Scientism is the S-word

Wikipedia defines Scientism as:
Scientism refers to a belief in the universal applicability of the systematic methods and approach of science, especially the view that empirical science constitutes the most authoritative worldview or most valuable part of human learning to the exclusion of other viewpoints.
MIT physicist Ian Hutchinson writes
One of the most visible conflicts in current culture is between “scientism” and religion. Because religious knowledge differs from scientific knowledge, scientism claims (or at least assumes) that it must therefore be inferior. However, there are many other important beliefs, secular as well as religious, which are justified and rational, but not scientific, and therefore marginalized by scientism. And if that is so, then scientism is a ghastly intellectual mistake. ...

Scientism is, first of all, a philosophy of knowledge. It is an opinion about the way that knowledge can be obtained and justified. However, scientism rapidly becomes much more. It becomes an all-encompassing world-view; a perspective from which all of the questions of life are examined: a grounding presupposition or set of presuppositions which provides the framework by which the world is to be understood. In other words, it is essentially a religious position.
Sigmund responds on a leftist-atheist-evolutionist blog:
I’ve begun to view the use of the term “scientism” as the philosophical analogy of using the “N-word”. Scientism, the “S-word”, might be used as a positive term by a tiny minority of individuals, trying to reclaim the term from those flinging it about as a pejorative, yet the standard use remains that of a slur. The aim seems to be to portray those committed to methodological naturalism as devoid of emotion or feeling—the type of individual who would probably judge the merit of a Beethoven symphony using an oscilloscope.

This is not to say that noting the use of “scientism” is entirely without value.

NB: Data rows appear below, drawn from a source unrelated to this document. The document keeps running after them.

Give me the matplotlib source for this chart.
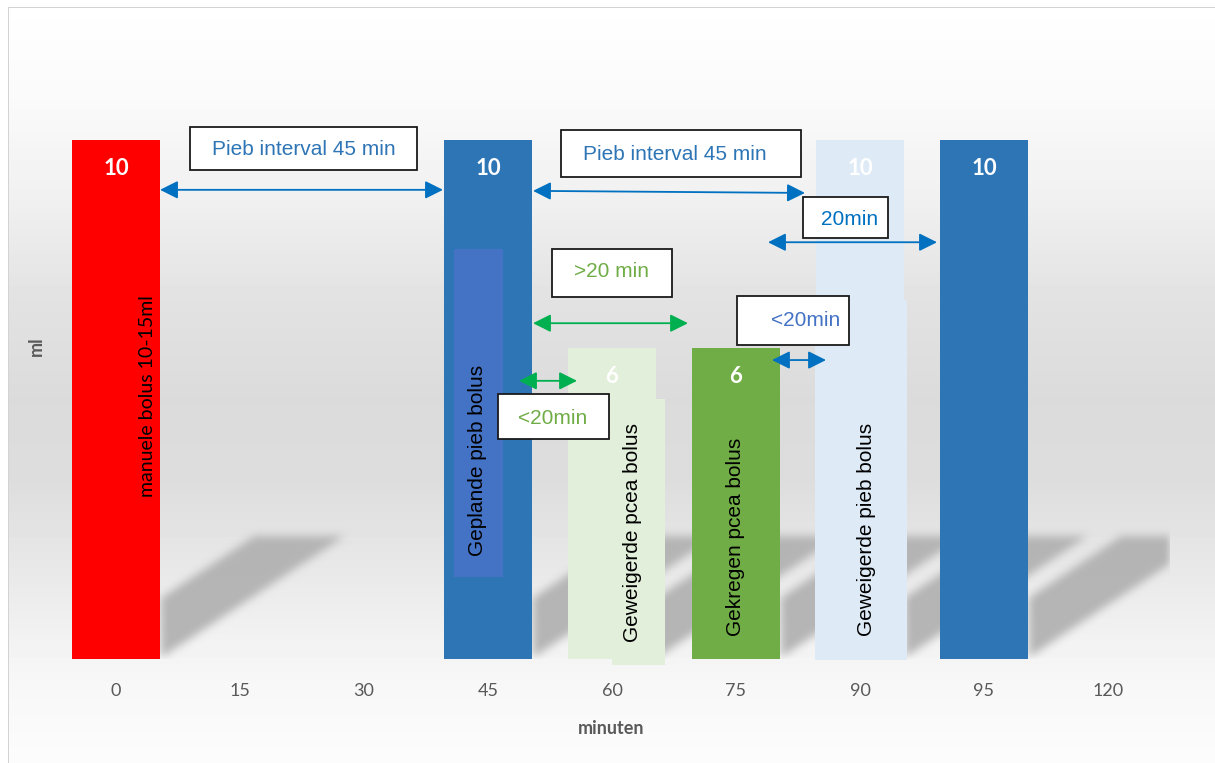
import numpy as np
import matplotlib.pyplot as plt
from matplotlib.patches import Rectangle

# data
minuten = ['0', '15', '30', '45', '60', '75', '90', '95', '120']
ml = [10, 0, 0, 10, 6, 6, 10, 10, 0]
bar_colors = ['#ff0000', 'none', 'none', '#2e75b6', '#e2efda', '#70ad47', '#deebf7', '#2e75b6', 'none']
bar_labels = ['10', '', '', '10', '6', '6', '10', '10', '']

# extra shapes on top of the bars: (x0, x1, y0, y1, colour)
vakken = [
    (2.726, 3.121, 1.58, 7.90, '#4472c4'),
    (4.000, 4.427, -0.12, 5.01, '#e2efda'),
    (5.637, 6.379, -0.02, 6.92, '#deebf7'),
]

# vertical labels: (text, x, y, family, size)
staand = [
    ('manuele bolus 10-15ml', 0.258, 5.07, 'Lato', 14),
    ('Geplande pieb bolus', 2.919, 3.83, 'Liberation Sans', 15),
    ('Geweigerde pcea bolus', 4.169, 2.43, 'Liberation Sans', 15),
    ('Gekregen pcea bolus', 4.992, 2.35, 'Liberation Sans', 15),
    ('Geweigerde pieb bolus', 6.056, 2.49, 'Liberation Sans', 15),
]

# text boxes: (text, x0, x1, y0, y1, tx, ty, colour)
kaders = [
    ('Pieb interval 45 min', 0.597, 2.427, 9.42, 10.25, 1.516, 9.81, '#2e75b6'),
    ('Pieb interval 45 min', 3.589, 5.524, 9.29, 10.19, 4.508, 9.73, '#2e75b6'),
    ('20min', 5.540, 6.226, 8.11, 8.90, 5.919, 8.46, '#0070c0'),
    ('>20 min', 3.516, 4.484, 6.97, 7.90, 3.992, 7.46, '#70ad47'),
    ('<20min', 5.008, 5.911, 6.05, 6.99, 5.565, 6.53, '#4472c4'),
    ('<20min', 3.081, 3.976, 4.24, 5.11, 3.524, 4.64, '#70ad47'),
]

# double arrows: (x0, y0, x1, y1, colour)
pijlen = [
    (0.355, 9.04, 2.637, 9.04, '#0070c0'),
    (3.363, 9.02, 5.556, 8.98, '#0070c0'),
    (5.258, 8.03, 6.621, 8.03, '#0070c0'),
    (3.363, 6.47, 4.613, 6.47, '#00b050'),
    (3.250, 5.36, 3.718, 5.36, '#00b050'),
    (5.290, 5.76, 5.726, 5.76, '#0070c0'),
]

W, H = 1215, 763
fig = plt.figure(figsize=(W / 100, H / 100), dpi=100)

# background gradient + frame
bg = fig.add_axes([0, 0, 1, 1], zorder=-10)
rows = np.arange(H)
grey = np.interp(rows, [0, 100, 200, 300, 400, 480, 560, 640, 680, 763],
                 [255, 250, 240, 226, 219, 221, 231, 242, 247, 252]) / 255
img = np.repeat(grey[:, None], W, axis=1)
img[:7, :] = 1
img[:, :8] = 1
img[7, 8:] = 0.83
img[7:, 8] = 0.83
bg.imshow(img, cmap='gray', vmin=0, vmax=1, aspect='auto', extent=(0, W, H, 0))
bg.set_xlim(0, W)
bg.set_ylim(H, 0)
bg.axis('off')

ax = fig.add_axes([54 / W, 104 / H, 1116 / W, 622.8 / H])
ax.patch.set_visible(False)

# floor shadows
xs = np.linspace(-0.5, 8.5, 1116)
ys = np.linspace(0, 3, 156)
X, Y = np.meshgrid(xs, ys)
mask = np.zeros_like(X)
for i, v in enumerate(ml):
    if v <= 0:
        continue
    xr = i + 0.355
    inside = ((Y <= 2.35) & (X >= xr) & (X <= xr + Y * 1.476 / 2.35)
              & (X >= xr + (Y - 1.156) * 0.75 / 1.194))
    mask = np.maximum(mask, inside.astype(float))


def blur(a, k):
    kern = np.ones(k) / k
    a = np.apply_along_axis(lambda r: np.convolve(r, kern, mode='same'), 1, a)
    a = np.apply_along_axis(lambda c: np.convolve(c, kern, mode='same'), 0, a)
    return a


mask = blur(blur(mask, 10), 10)
shadow = np.zeros(mask.shape + (4,))
shadow[..., :3] = 0.70
shadow[..., 3] = np.clip(mask * 0.95, 0, 1)
ax.imshow(shadow, origin='lower', extent=(-0.5, 8.5, 0, 3), aspect='auto', zorder=1)

x = np.arange(len(minuten))
ax.bar(x, ml, width=0.715, color=bar_colors, zorder=2)

for x0, x1, y0, y1, c in vakken:
    ax.add_patch(Rectangle((x0, y0), x1 - x0, y1 - y0, facecolor=c, edgecolor='none',
                           zorder=3, clip_on=False))

for i, (v, t) in enumerate(zip(ml, bar_labels)):
    if t:
        ax.text(i, v - 0.55, t, color='white', fontsize=16, fontweight='bold',
                family='Lato', ha='center', va='center', zorder=4)

for t, tx, ty, fam, fs in staand:
    ax.text(tx, ty, t, rotation=90, fontsize=fs, family=fam, color='black',
            ha='center', va='center', zorder=4)

for x0, y0, x1, y1, c in pijlen:
    ax.annotate('', xy=(x1, y1), xytext=(x0, y0), zorder=5,
                arrowprops=dict(arrowstyle='<|-|>,head_length=0.9,head_width=0.45',
                                color=c, lw=1.3, mutation_scale=12,
                                shrinkA=0, shrinkB=0))

for t, x0, x1, y0, y1, tx, ty, c in kaders:
    ax.add_patch(Rectangle((x0, y0), x1 - x0, y1 - y0, facecolor='white',
                           edgecolor='#1a1a1a', lw=1.3, zorder=6))
    ax.text(tx, ty, t, color=c, fontsize=15, family='Liberation Sans',
            ha='center', va='center', zorder=7)

ax.set_xlim(-0.5, 8.5)
ax.set_ylim(0, 12)
ax.set_xticks(x)
ax.set_xticklabels(minuten, fontsize=13, family='Lato', color='#595959')
ax.tick_params(bottom=False, left=False, labelleft=False, pad=14)
for s in ax.spines.values():
    s.set_visible(False)

fig.text(611 / W, 1 - 728 / H, 'minuten', fontsize=13, fontweight='bold', family='Lato',
         color='#595959', ha='center', va='center')
fig.text(36 / W, 1 - 346 / H, 'ml', fontsize=13, fontweight='bold', family='Lato',
         color='#595959', ha='center', va='center', rotation=90)

fig.savefig('out.png', dpi=100)
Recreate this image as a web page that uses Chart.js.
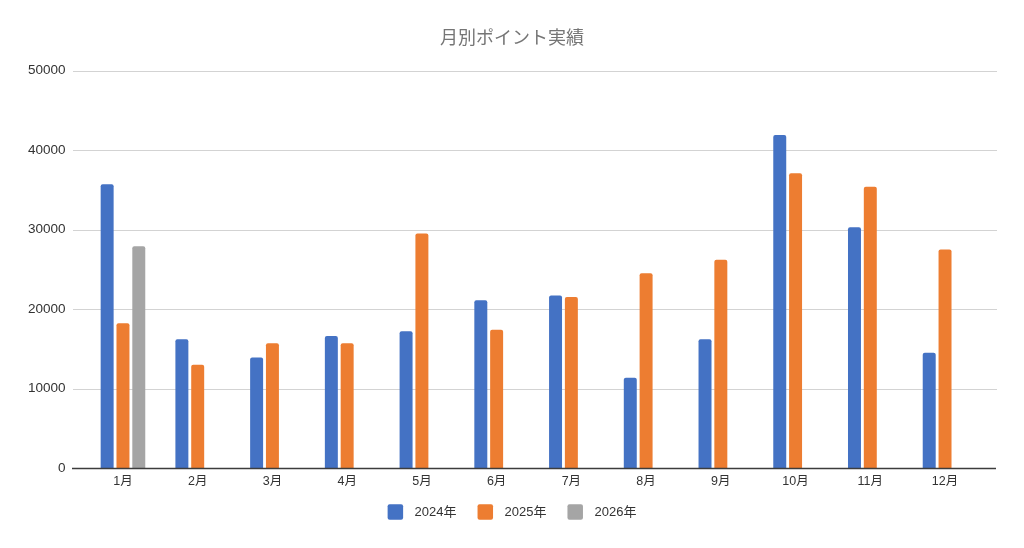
<!DOCTYPE html>
<html>
<head>
<meta charset="utf-8">
<script src="https://cdn.jsdelivr.net/npm/chart.js@4"></script>
<style>
  html, body { margin: 0; padding: 0; background: #ffffff; }
  #wrap { width: 1024px; height: 548px; }
</style>
</head>
<body>
<div id="wrap"><canvas id="c" width="1024" height="548"></canvas></div>
<script>
const categories = ["1月","2月","3月","4月","5月","6月","7月","8月","9月","10月","11月","12月"];
const seriesNames = ["2024年","2025年","2026年"];
const values2024 = [35700,16200,13900,16600,17200,21100,21700,11350,16200,41900,30300,14500];
const values2025 = [18200,13000,15700,15700,29500,17400,21500,24500,26200,37100,35400,27500];
const values2026 = [27900,null,null,null,null,null,null,null,null,null,null,null];
const yTicks = [0,10000,20000,30000,40000,50000];
const colors = ["#4472C4","#ED7D31","#A5A5A5"];

const FONT = '"Liberation Sans", "Noto Sans CJK JP", sans-serif';

const gridPlugin = {
  id: 'extGrid',
  beforeDatasetsDraw(chart) {
    const y = chart.scales.y;
    const ctx = chart.ctx;
    ctx.save();
    ctx.strokeStyle = '#d3d3d3';
    ctx.lineWidth = 1;
    yTicks.forEach(v => {
      if (v === 0) return;
      const py = Math.round(y.getPixelForValue(v)) + 0.5;
      ctx.beginPath();
      ctx.moveTo(73, py);
      ctx.lineTo(997, py);
      ctx.stroke();
    });
    ctx.restore();
  },
  afterDatasetsDraw(chart) {
    const y = chart.scales.y;
    const ctx = chart.ctx;
    ctx.save();
    ctx.strokeStyle = '#3c3c3c';
    ctx.lineWidth = 1.3;
    const py = y.getPixelForValue(0) + 0.5;
    ctx.beginPath();
    ctx.moveTo(72, py);
    ctx.lineTo(996, py);
    ctx.stroke();
    ctx.restore();
  }
};

// Legend drawn from the chart's own datasets (labels + colours)
const legendPlugin = {
  id: 'bottomLegend',
  afterDraw(chart) {
    const ctx = chart.ctx;
    const ds = chart.data.datasets;
    const box = 15.5, gapText = 11.5, gapItem = 21, cy = 512;
    ctx.save();
    ctx.font = '13px ' + FONT;
    ctx.textBaseline = 'middle';
    ctx.textAlign = 'left';
    const widths = ds.map(d => ctx.measureText(d.label).width);
    const total = widths.reduce((a, w) => a + box + gapText + w, 0) + gapItem * (ds.length - 1);
    let x = chart.width / 2 - total / 2;
    ds.forEach((d, i) => {
      ctx.fillStyle = d.backgroundColor;
      ctx.beginPath();
      if (ctx.roundRect) ctx.roundRect(x, cy - box / 2, box, box, 2);
      else ctx.rect(x, cy - box / 2, box, box);
      ctx.fill();
      ctx.fillStyle = '#333333';
      ctx.fillText(d.label, x + box + gapText, cy + 0.5);
      x += box + gapText + widths[i] + gapItem;
    });
    ctx.restore();
  }
};

const datasetsSrc = [values2024, values2025, values2026];
new Chart(document.getElementById('c'), {
  type: 'bar',
  data: {
    labels: categories,
    datasets: datasetsSrc.map((vals, i) => ({
      label: seriesNames[i],
      data: vals,
      backgroundColor: colors[i],
      borderRadius: 2,
      borderSkipped: 'bottom',
      barPercentage: 0.82,
      categoryPercentage: 0.635
    }))
  },
  options: {
    responsive: false,
    animation: false,
    devicePixelRatio: 1,
    layout: { padding: { left: 0, right: 0, top: 0, bottom: 53 } },
    plugins: {
      title: {
        display: true,
        text: '月別ポイント実績',
        color: '#757575',
        font: { family: '"Noto Sans CJK JP", sans-serif', size: 18, weight: 'normal' },
        padding: { top: 26, bottom: 23 }
      },
      legend: { display: false },
      tooltip: { enabled: false }
    },
    scales: {
      x: {
        grid: { display: false, drawTicks: false },
        border: { display: false },
        ticks: { color: '#333333', font: { family: FONT, size: 12.5 }, padding: 6 }
      },
      y: {
        min: 0,
        max: 50000,
        afterFit(scale) { scale.width = 85.6; },
        afterBuildTicks(scale) { scale.ticks = yTicks.map(v => ({ value: v })); },
        grid: { display: false, drawTicks: false },
        border: { display: false },
        ticks: {
          color: '#333333',
          font: { family: FONT, size: 13.5 },
          padding: 20,
          callback: (v) => String(v)
        }
      },
      yRight: {
        type: 'linear',
        position: 'right',
        display: true,
        afterFit(scale) { scale.width = 41.6; },
        grid: { display: false, drawTicks: false },
        border: { display: false },
        ticks: { display: false }
      }
    }
  },
  plugins: [gridPlugin, legendPlugin]
});
</script>
</body>
</html>
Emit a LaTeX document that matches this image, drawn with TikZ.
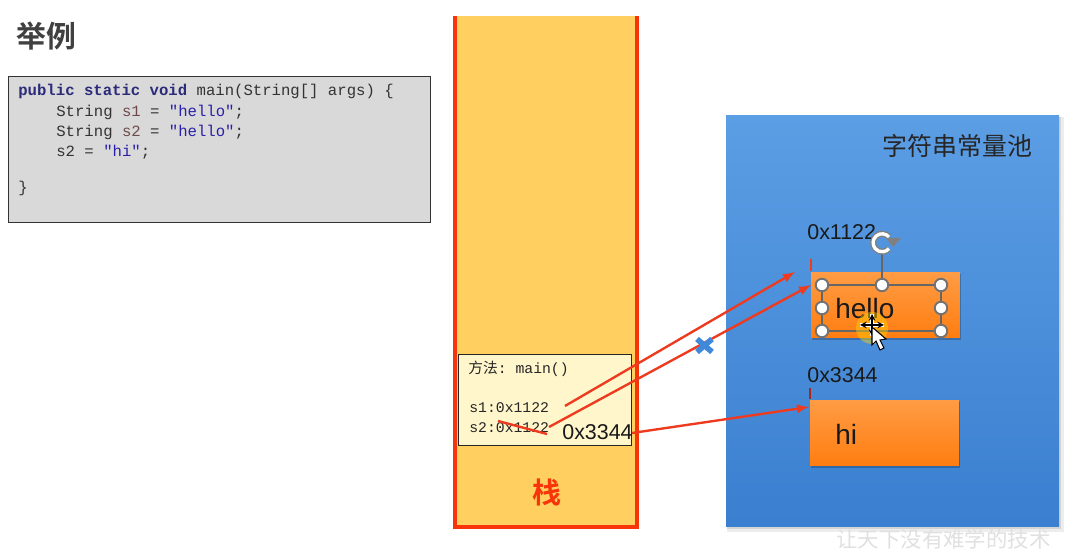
\documentclass[tikz,border=0pt]{standalone}
\usepackage{fontspec}
\setmainfont{Liberation Sans}
\setmonofont{Liberation Mono}
\newfontfamily\cjk[BoldFont=Noto Sans CJK SC Bold]{Noto Sans CJK SC}
\usepackage{tikz}
\usetikzlibrary{positioning,shadows}

\definecolor{codegrey}{HTML}{D9D9D9}
\definecolor{codekey}{HTML}{2B2B7A}
\definecolor{codestr}{HTML}{2A1FA8}
\definecolor{codevar}{HTML}{6E4A4A}
\definecolor{stackfill}{HTML}{FFCF60}
\definecolor{stackred}{HTML}{F8340A}
\definecolor{framefill}{HTML}{FFF6CC}
\definecolor{linered}{HTML}{EE3A1E}
\definecolor{pooltop}{HTML}{5C9EE4}
\definecolor{poolbottom}{HTML}{3A7FD0}
\definecolor{boxtop}{HTML}{FF9C45}
\definecolor{boxbottom}{HTML}{FF7D10}
\definecolor{crossblue}{HTML}{3F88DA}

\tikzset{
	codeline/.style={anchor=west, inner sep=0pt, font=\fontsize{8.9pt}{10pt}\ttfamily, text=black!80},
	frameline/.style={anchor=west, inner sep=0pt, font=\fontsize{8.4pt}{10pt}\ttfamily, text=black!85},
	addr/.style={anchor=west, inner sep=0pt, font=\fontsize{12.2pt}{14pt}\selectfont, text=black!90},
	boxlabel/.style={anchor=west, inner sep=0pt, font=\fontsize{15.9pt}{18pt}\selectfont, text=black!90},
	orangebox/.style={inner sep=0pt, minimum width=2.98cm, minimum height=1.32cm, top color=boxtop, bottom color=boxbottom, general shadow={fill=black, opacity=0.22, shadow xshift=0.6pt, shadow yshift=-0.9pt}},
	handle/.style={circle, draw=black!55, fill=white, line width=1.1pt, inner sep=0pt, minimum size=0.25cm},
	refline/.style={linered, line width=1.35pt},
	tick/.style={linered, line width=1pt}
}

\begin{document}
\begin{tikzpicture}[x=0.02cm, y=-0.02cm]

	\useasboundingbox (0, 0) rectangle (1080, 550);
	\clip (0, 0) rectangle (1080, 550);

	\node (title) [anchor=west, inner sep=0pt, text=black!75, font=\fontsize{17pt}{20pt}\cjk\bfseries] at (16, 36) {举例};

	\draw [black!80, fill=codegrey, line width=0.5pt] (8, 76) rectangle (430, 222);
	\node (line1) [codeline] at (18, 91) {\textcolor{codekey}{\textbf{public static void}} main(String[] args) \{};
	\node (line2) [codeline] at (56, 112) {String \textcolor{codevar}{s1} = \textcolor{codestr}{"hello"};};
	\node (line3) [codeline] at (56, 132) {String \textcolor{codevar}{s2} = \textcolor{codestr}{"hello"};};
	\node (line4) [codeline] at (56, 152) {s2 = \textcolor{codestr}{"hi"};};
	\node (line5) [codeline] at (18, 188) {\}};

	\fill [stackfill] (455, 16) rectangle (637, 527);
	\draw [stackred, line width=2.4pt] (455, 16) -- (455, 527) -- (637, 527) -- (637, 16);
	\node (stacklabel) [inner sep=0pt, text=stackred, font=\fontsize{16.5pt}{20pt}\cjk\bfseries] at (547, 492) {栈};

	\draw [black!85, fill=framefill, line width=0.5pt] (458, 354) rectangle (631, 445);
	\node (method) [frameline] at (468, 369) {{\cjk 方法}: main()};
	\node (s1val) [frameline] at (469, 408) {s1:0x1122};
	\node (s2val) [frameline] at (469, 428) {s2:0x1122};
	\node (newaddr) [addr] at (562, 432) {0x3344};

	\fill [black, opacity=0.07] (727, 117) rectangle (1064, 532);
	\fill [black, opacity=0.10] (727, 117) rectangle (1061, 529);
	\shade [top color=pooltop, bottom color=poolbottom] (726, 116) rectangle (1059, 527);
	\node (poollabel) [anchor=west, inner sep=0pt, text=black!85, font=\fontsize{14.2pt}{17pt}\cjk] at (882, 146) {字符串常量池};

	\node (addr1) [addr] at (807, 232) {0x1122};
	\node (addr2) [addr] at (807, 375) {0x3344};

	\node (hellobox) [orangebox] at (885.5, 305) {};
	\node (hibox) [orangebox] at (884.5, 433) {};
	\node (hellolabel) [boxlabel] at (835, 309) {hello};
	\node (hilabel) [boxlabel] at (835, 434) {hi};

	\coordinate (s1start) at (565, 406);
	\coordinate (s1end) at (795, 272);
	\coordinate (s2start) at (549, 427);
	\coordinate (s2end) at (811, 285);
	\coordinate (oldstart) at (498, 421);
	\coordinate (oldend) at (547, 434);
	\coordinate (newstart) at (632, 433);
	\coordinate (newend) at (809, 407);

	\draw [refline, -latex] (s1start) -- (s1end);
	\draw [refline, -latex] (s2start) -- (s2end);
	\draw [refline] (oldstart) -- (oldend);
	\draw [refline, -latex] (newstart) -- (newend);

	\draw [tick] (811, 259) -- (811, 271);
	\draw [tick, black!30!linered] (810, 388) -- (810, 399);

	\draw [crossblue, line width=3.2pt] (697, 339) -- (712, 352);
	\draw [crossblue, line width=3.2pt] (697, 352) -- (712, 339);

	\draw [black!60, line width=0.6pt] (822, 285) rectangle (941, 331);
	\draw [black!60, line width=0.6pt] (882, 285) -- (882, 252);
	\node (h1) [handle] at (822, 285) {};
	\node (h2) [handle] at (882, 285) {};
	\node (h3) [handle] at (941, 285) {};
	\node (h4) [handle] at (822, 308) {};
	\node (h5) [handle] at (941, 308) {};
	\node (h6) [handle] at (822, 331) {};
	\node (h7) [handle] at (941, 331) {};

	\draw [black!50, line width=3.4pt] (889, 237) arc (-40:-320:9);
	\draw [white, line width=1.9pt] (889, 237) arc (-40:-320:9);
	\fill [black!50] (886, 238) -- (901, 238) -- (893, 247) -- cycle;

	\fill [yellow!70!orange, opacity=0.45] (872, 328) circle (16);
	\draw [white, line width=1.8pt] (860, 325) -- (884, 325);
	\draw [white, line width=1.8pt] (872, 314) -- (872, 336);
	\draw [black, line width=0.7pt, <->, >=stealth] (860, 325) -- (884, 325);
	\draw [black, line width=0.7pt, <->, >=stealth] (872, 314) -- (872, 336);
	\draw [black, fill=white, line width=0.6pt] (872, 327) -- (872, 345) -- (876, 341) -- (880, 350) -- (884, 348) -- (880, 340) -- (886, 339) -- cycle;

	\node (watermark) [anchor=west, inner sep=0pt, text=black!12, font=\fontsize{12.2pt}{14pt}\cjk] at (836, 539) {让天下没有难学的技术};

\end{tikzpicture}
\end{document}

Like the N-word, hearing the S-word tells us precious little about whom it is aimed but reveals a huge amount about the speaker.
Wow, these folks lose their nerve easily.

Michael Shermer wrote in SciAm in 2002:
What is it about Hawking that draws us to him as a scientific saint? He is, I believe, the embodiment of a larger social phenomenon known as scientism. Scientism is a scientific worldview that encompasses natural explanations for all phenomena, eschews supernatural and paranormal speculations, and embraces empiricism and reason as the twin pillars of a philosophy of life appropriate for an Age of Science.
Like any other philosophical term, it is defined a little differently by those who espouse it and those who denounce it. Scientism is defensible. It is funny how many aggressive anti-religion scientists refuse to defend it.

Update: A new book against scientism is Monopolizing Knowledge: A scientist refutes religion-denying, reason-destroying scientism, by Ian Hutchinson. Some chapter are online free.